>>>>

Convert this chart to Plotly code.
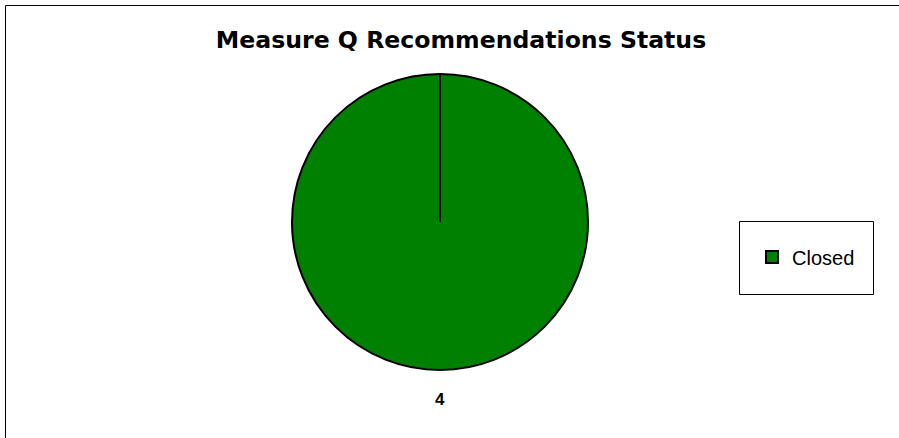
import plotly.graph_objects as go

W, H = 899, 438
labels = ["Closed"]
values = [4]
colors = ["#008000"]
title_text = "Measure Q Recommendations Status"

cx, cy, r = 440, 222, 148

fig = go.Figure()
fig.add_trace(go.Pie(
    labels=labels, values=values,
    marker=dict(colors=colors, line=dict(color="black", width=2)),
    textinfo="none", sort=False, direction="clockwise", rotation=0,
    domain=dict(x=[(cx - r) / W, (cx + r) / W], y=[1 - (cy + r) / H, 1 - (cy - r) / H]),
    hoverinfo="label+value",
))

# value label below pie
fig.add_annotation(x=cx / W, y=1 - 399 / H, xref="paper", yref="paper",
                   text=f"<b>{values[0]}</b>", showarrow=False,
                   xanchor="center", yanchor="middle",
                   font=dict(family="Liberation Sans, Arial", size=17, color="black"))

shapes = [
    # outer chart border
    dict(type="rect", xref="paper", yref="paper", x0=5.5 / W, x1=1.05, y0=-0.05, y1=1 - 5.5 / H,
         line=dict(color="black", width=1), fillcolor="rgba(0,0,0,0)"),
    # legend box
    dict(type="rect", xref="paper", yref="paper", x0=739.5 / W, x1=873.5 / W,
         y0=1 - 294.5 / H, y1=1 - 221.5 / H,
         line=dict(color="black", width=1), fillcolor="rgba(0,0,0,0)"),
    # radius line from center to top
    dict(type="line", xref="paper", yref="paper", x0=cx / W, x1=cx / W,
         y0=1 - cy / H, y1=1 - (cy - r) / H, line=dict(color="black", width=2)),
]

fig.update_layout(
    width=W, height=H,
    margin=dict(l=0, r=0, t=0, b=0),
    paper_bgcolor="white", plot_bgcolor="white",
    title=dict(text=f"<b>{title_text}</b>", x=461 / W, xanchor="center",
               y=1 - 40 / H, yanchor="middle",
               font=dict(family="DejaVu Sans", size=23.6, color="black")),
    showlegend=True,
    legend=dict(x=752 / W, y=1 - 257 / H, xanchor="left", yanchor="middle",
                bgcolor="rgba(0,0,0,0)", borderwidth=0,
                font=dict(family="Liberation Sans, Arial", size=20, color="black")),
    shapes=shapes,
)

fig.write_html("out.html", config={"displayModeBar": False},
               post_script="document.body.style.margin='0';")
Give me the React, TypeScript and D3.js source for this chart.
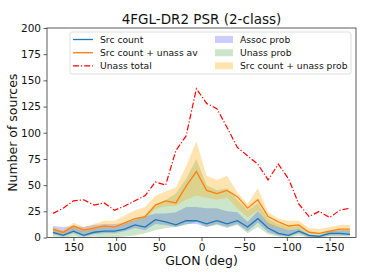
import { useEffect, useRef } from "react";
import * as d3 from "d3";

// bin centres, 12 deg bins from 174 down to -174
const glon = [
  174, 162, 150, 138, 126, 114, 102, 90, 78, 66, 54, 42, 30, 18, 6,
  -6, -18, -30, -42, -54, -66, -78, -90, -102, -114, -126, -138, -150, -162, -174,
];

const srcCount = [5, 2, 6, 2, 5, 6, 6, 8, 12, 10, 17, 15, 12, 16, 16, 13, 16, 13, 16, 10, 18, 9, 4, 2, 6, 2, 1, 4, 4, 3];
const srcUnassAv = [8, 5, 11, 7, 9, 11, 10, 14, 18, 20, 31, 35, 33, 49, 63, 45, 42, 45, 39, 28, 36, 20, 15, 11, 12, 5, 4, 6, 8, 8];
const unassTotal = [23, 28, 35, 36, 31, 33, 26, 30, 35, 40, 53, 50, 83, 97, 142, 128, 123, 105, 86, 78, 70, 55, 70, 56, 32, 20, 25, 19, 26, 28];

const assocLo = [3, 1, 4, 1, 3, 4, 4, 6, 9, 7, 13, 12, 10, 13, 13, 10, 13, 10, 13, 6, 14, 5, 2, 1, 4, 0, 0, 2, 2, 2];
const assocHi = [11, 10, 11, 10, 12, 13, 13, 14, 17, 20, 23, 23, 24, 29, 29, 28, 28, 25, 24, 15, 25, 14, 10, 7, 8, 3, 2, 6, 7, 7];
const unassLo = [1, 0, 1, 0, 1, 0, 0, 1, 2, 4, 7, 9, 10, 12, 15, 10, 12, 9, 12, 4, 10, 3, 1, 0, 2, 0, 0, 1, 1, 1];
const unassHi = [8, 5, 10, 6, 8, 10, 9, 13, 17, 21, 30, 36, 42, 56, 75, 50, 45, 47, 36, 26, 33, 18, 13, 10, 11, 5, 4, 6, 7, 7];
const sumLo = [6, 3, 8, 5, 7, 9, 9, 12, 16, 18, 27, 30, 30, 36, 40, 38, 36, 38, 28, 19, 26, 12, 9, 7, 8, 4, 3, 5, 6, 6];
const sumHi = [10, 7, 14, 10, 13, 16, 16, 21, 26, 29, 40, 44, 48, 68, 92, 59, 55, 59, 43, 32, 47, 24, 18, 16, 16, 9, 8, 10, 12, 12];

const xTicks = [150, 100, 50, 0, -50, -100, -150];
const yTicks = [0, 25, 50, 75, 100, 125, 150, 175, 200];

const FONT = "DejaVu Sans, sans-serif";

export default function App() {
  const svgRef = useRef<SVGSVGElement>(null);

  useEffect(() => {
    if (!svgRef.current) return;
    const svg = d3.select(svgRef.current);
    svg.selectAll("*").remove();

    const left = 47;
    const right = 356;
    const top = 28;
    const bottom = 237.5;

    const x = d3.scaleLinear().domain([181, -181]).range([left, right]);
    const y = d3.scaleLinear().domain([0, 200]).range([bottom, top]);

    const band = (lo: number[], hi: number[]) =>
      d3
        .area<number>()
        .x((_, i) => x(glon[i]))
        .y0((_, i) => y(lo[i]))
        .y1((_, i) => y(hi[i]))(glon) || "";

    const line = (vals: number[]) =>
      d3
        .line<number>()
        .x((_, i) => x(glon[i]))
        .y((_, i) => y(vals[i]))(glon) || "";

    // bands
    svg.append("path").attr("d", band(assocLo, assocHi)).attr("fill", "#0000ff").attr("fill-opacity", 0.2);
    svg.append("path").attr("d", band(unassLo, unassHi)).attr("fill", "#008000").attr("fill-opacity", 0.2);
    svg.append("path").attr("d", band(sumLo, sumHi)).attr("fill", "#ffa500").attr("fill-opacity", 0.3);

    // lines
    svg.append("path").attr("d", line(srcCount)).attr("fill", "none").attr("stroke", "#1f77b4").attr("stroke-width", 1.3);
    svg.append("path").attr("d", line(srcUnassAv)).attr("fill", "none").attr("stroke", "#ff7f0e").attr("stroke-width", 1.3);
    svg
      .append("path")
      .attr("d", line(unassTotal))
      .attr("fill", "none")
      .attr("stroke", "#ff0000")
      .attr("stroke-width", 1.2)
      .attr("stroke-dasharray", "6,2,1.2,2");

    // frame
    svg
      .append("rect")
      .attr("x", left)
      .attr("y", top)
      .attr("width", right - left)
      .attr("height", bottom - top)
      .attr("fill", "none")
      .attr("stroke", "#333")
      .attr("stroke-width", 0.8);

    // x axis
    const xAxis = svg
      .append("g")
      .attr("transform", `translate(0,${bottom})`)
      .call(
        d3
          .axisBottom(x)
          .tickValues(xTicks)
          .tickSize(3.5)
          .tickPadding(2.5)
          .tickFormat((d) => d3.format("d")(d as number).replace("-", "\u2212"))
      );
    xAxis.select(".domain").remove();
    xAxis.selectAll("line").attr("stroke", "#333").attr("stroke-width", 0.8);
    xAxis.selectAll("text").attr("fill", "#111").style("font-size", "10.5px").style("font-family", FONT);

    // y axis
    const yAxis = svg
      .append("g")
      .attr("transform", `translate(${left},0)`)
      .call(d3.axisLeft(y).tickValues(yTicks).tickSize(3.5).tickPadding(2.5));
    yAxis.select(".domain").remove();
    yAxis.selectAll("line").attr("stroke", "#333").attr("stroke-width", 0.8);
    yAxis.selectAll("text").attr("fill", "#111").style("font-size", "10.5px").style("font-family", FONT);

    // labels
    svg
      .append("text")
      .attr("x", (left + right) / 2)
      .attr("y", 23.5)
      .attr("text-anchor", "middle")
      .style("font-family", FONT)
      .style("font-size", "13.5px")
      .attr("fill", "#111")
      .text("4FGL-DR2 PSR (2-class)");

    svg
      .append("text")
      .attr("x", (left + right) / 2)
      .attr("y", 265)
      .attr("text-anchor", "middle")
      .style("font-family", FONT)
      .style("font-size", "12.5px")
      .attr("fill", "#111")
      .text("GLON (deg)");

    svg
      .append("text")
      .attr("transform", `translate(13,${(top + bottom) / 2}) rotate(-90)`)
      .attr("text-anchor", "middle")
      .attr("dy", "0.35em")
      .style("font-family", FONT)
      .style("font-size", "12.5px")
      .attr("fill", "#111")
      .text("Number of sources");

    // legend
    const lg = svg.append("g");
    lg.append("rect")
      .attr("x", 70)
      .attr("y", 32)
      .attr("width", 281)
      .attr("height", 42)
      .attr("rx", 2)
      .attr("fill", "#fff")
      .attr("fill-opacity", 0.8)
      .attr("stroke", "#d5d5d5")
      .attr("stroke-width", 0.8);

    const lineItems = [
      { label: "Src count", color: "#1f77b4", dash: "" },
      { label: "Src count + unass av", color: "#ff7f0e", dash: "" },
      { label: "Unass total", color: "#ff0000", dash: "6,2,1.2,2" },
    ];
    const patchItems = [
      { label: "Assoc prob", color: "#0000ff", op: 0.2 },
      { label: "Unass prob", color: "#008000", op: 0.2 },
      { label: "Src count + unass prob", color: "#ffa500", op: 0.3 },
    ];
    const rowY = [39.5, 52.7, 65.8];

    lineItems.forEach((d, i) => {
      lg.append("line")
        .attr("x1", 73)
        .attr("x2", 93)
        .attr("y1", rowY[i])
        .attr("y2", rowY[i])
        .attr("stroke", d.color)
        .attr("stroke-width", 1.3)
        .attr("stroke-dasharray", d.dash);
      lg.append("text")
        .attr("x", 100)
        .attr("y", rowY[i])
        .attr("dy", "0.35em")
        .style("font-family", FONT)
        .style("font-size", "9.2px")
        .attr("fill", "#111")
        .text(d.label);
    });

    patchItems.forEach((d, i) => {
      lg.append("rect")
        .attr("x", 215)
        .attr("y", rowY[i] - 3.5)
        .attr("width", 18)
        .attr("height", 7)
        .attr("fill", d.color)
        .attr("fill-opacity", d.op);
      lg.append("text")
        .attr("x", 240)
        .attr("y", rowY[i])
        .attr("dy", "0.35em")
        .style("font-family", FONT)
        .style("font-size", "9.2px")
        .attr("fill", "#111")
        .text(d.label);
    });
  }, []);

  return (
    <div style={{ position: "fixed", left: 0, top: 0 }}>
      <svg ref={svgRef} width={374} height={280} style={{ display: "block", background: "#fff" }} />
    </div>
  );
}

<<<<

**REQUIRED TASK**
Begin at the line that has "Give me the", stop after the line that has "19, 26, 28];", and reproduce every line between them exactly and nothing else. Pictures stay out of the copy.

**FULL SOLUTION**
Give me the React, TypeScript and D3.js source for this chart.
import { useEffect, useRef } from "react";
import * as d3 from "d3";

// bin centres, 12 deg bins from 174 down to -174
const glon = [
  174, 162, 150, 138, 126, 114, 102, 90, 78, 66, 54, 42, 30, 18, 6,
  -6, -18, -30, -42, -54, -66, -78, -90, -102, -114, -126, -138, -150, -162, -174,
];

const srcCount = [5, 2, 6, 2, 5, 6, 6, 8, 12, 10, 17, 15, 12, 16, 16, 13, 16, 13, 16, 10, 18, 9, 4, 2, 6, 2, 1, 4, 4, 3];
const srcUnassAv = [8, 5, 11, 7, 9, 11, 10, 14, 18, 20, 31, 35, 33, 49, 63, 45, 42, 45, 39, 28, 36, 20, 15, 11, 12, 5, 4, 6, 8, 8];
const unassTotal = [23, 28, 35, 36, 31, 33, 26, 30, 35, 40, 53, 50, 83, 97, 142, 128, 123, 105, 86, 78, 70, 55, 70, 56, 32, 20, 25, 19, 26, 28];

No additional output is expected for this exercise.